Exercise goal:
Quote, verbatim, all material below, without pictures.

Raw data:
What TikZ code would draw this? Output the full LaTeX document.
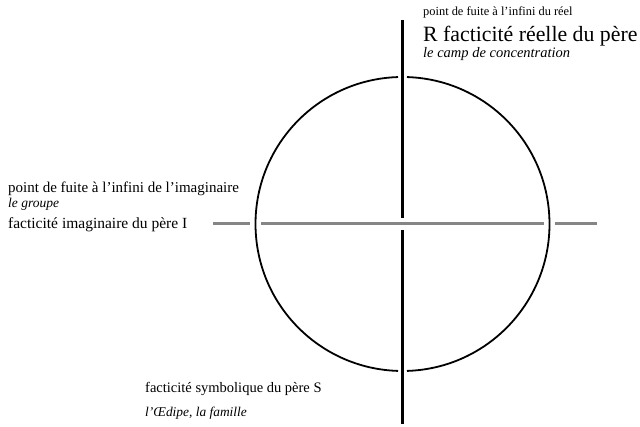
\documentclass[tikz,border=0pt]{standalone}
\usepackage{fontspec}
\setmainfont{Liberation Serif}
\begin{document}
\begin{tikzpicture}[x=1pt,y=1pt,
    txt/.style={anchor=base west,inner sep=0pt},
    reel/.style={line width=2.6pt,black},
    ronde/.style={line width=1.8pt,black},
    imag/.style={line width=3pt,black!48}]
        \useasboundingbox (0,0) rectangle (640,427);

        % the three lines
        \coordinate (c) at (402.5,203);
        \draw[ronde] (c) ++(91.75:147) arc (91.75:268.25:147);
        \draw[ronde] (c) ++(-88.25:147) arc (-88.25:88.25:147);

        \draw[imag] (213,203) -- (250,203);
        \draw[imag] (261,203) -- (544,203);
        \draw[imag] (555,203) -- (597,203);

        \draw[reel] (402.5,407) -- (402.5,209);
        \draw[reel] (402.5,197) -- (402.5,3);

        % R
        \node[txt,font=\fontsize{12.4}{14}\selectfont] (fuiteR) at (423,411) {point de fuite à l'infini du réel};
        \node[txt,font=\fontsize{21.8}{24}\selectfont] (R) at (423,385) {R facticité réelle du père};
        \node[txt,font=\fontsize{14.5}{16}\selectfont\itshape] (camp) at (423,369) {le camp de concentration};

        % I
        \node[txt,font=\fontsize{15}{17}\selectfont] (fuiteI) at (8,234) {point de fuite à l'infini de l'imaginaire};
        \node[txt,font=\fontsize{13.5}{15}\selectfont\itshape] (groupe) at (8,219) {le groupe};
        \node[txt,font=\fontsize{15.5}{18}\selectfont] (I) at (8,198) {facticité imaginaire du père I};

        % S
        \node[txt,font=\fontsize{14.5}{17}\selectfont] (S) at (145,34) {facticité symbolique du père S};
        \node[txt,font=\fontsize{13.4}{16}\selectfont\itshape] (oedipe) at (145,10) {l'Œdipe, la famille};
\end{tikzpicture}
\end{document}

Right answer:
What TikZ code would draw this? Output the full LaTeX document.
\documentclass[tikz,border=0pt]{standalone}
\usepackage{fontspec}
\setmainfont{Liberation Serif}
\begin{document}
\begin{tikzpicture}[x=1pt,y=1pt,
    txt/.style={anchor=base west,inner sep=0pt},
    reel/.style={line width=2.6pt,black},
    ronde/.style={line width=1.8pt,black},
    imag/.style={line width=3pt,black!48}]
        \useasboundingbox (0,0) rectangle (640,427);

        % the three lines
        \coordinate (c) at (402.5,203);
        \draw[ronde] (c) ++(91.75:147) arc (91.75:268.25:147);
        \draw[ronde] (c) ++(-88.25:147) arc (-88.25:88.25:147);

        \draw[imag] (213,203) -- (250,203);
        \draw[imag] (261,203) -- (544,203);
        \draw[imag] (555,203) -- (597,203);

        \draw[reel] (402.5,407) -- (402.5,209);
        \draw[reel] (402.5,197) -- (402.5,3);

        % R
        \node[txt,font=\fontsize{12.4}{14}\selectfont] (fuiteR) at (423,411) {point de fuite à l'infini du réel};
        \node[txt,font=\fontsize{21.8}{24}\selectfont] (R) at (423,385) {R facticité réelle du père};
        \node[txt,font=\fontsize{14.5}{16}\selectfont\itshape] (camp) at (423,369) {le camp de concentration};

        % I
        \node[txt,font=\fontsize{15}{17}\selectfont] (fuiteI) at (8,234) {point de fuite à l'infini de l'imaginaire};
        \node[txt,font=\fontsize{13.5}{15}\selectfont\itshape] (groupe) at (8,219) {le groupe};
        \node[txt,font=\fontsize{15.5}{18}\selectfont] (I) at (8,198) {facticité imaginaire du père I};

        % S
        \node[txt,font=\fontsize{14.5}{17}\selectfont] (S) at (145,34) {facticité symbolique du père S};
        \node[txt,font=\fontsize{13.4}{16}\selectfont\itshape] (oedipe) at (145,10) {l'Œdipe, la famille};
\end{tikzpicture}
\end{document}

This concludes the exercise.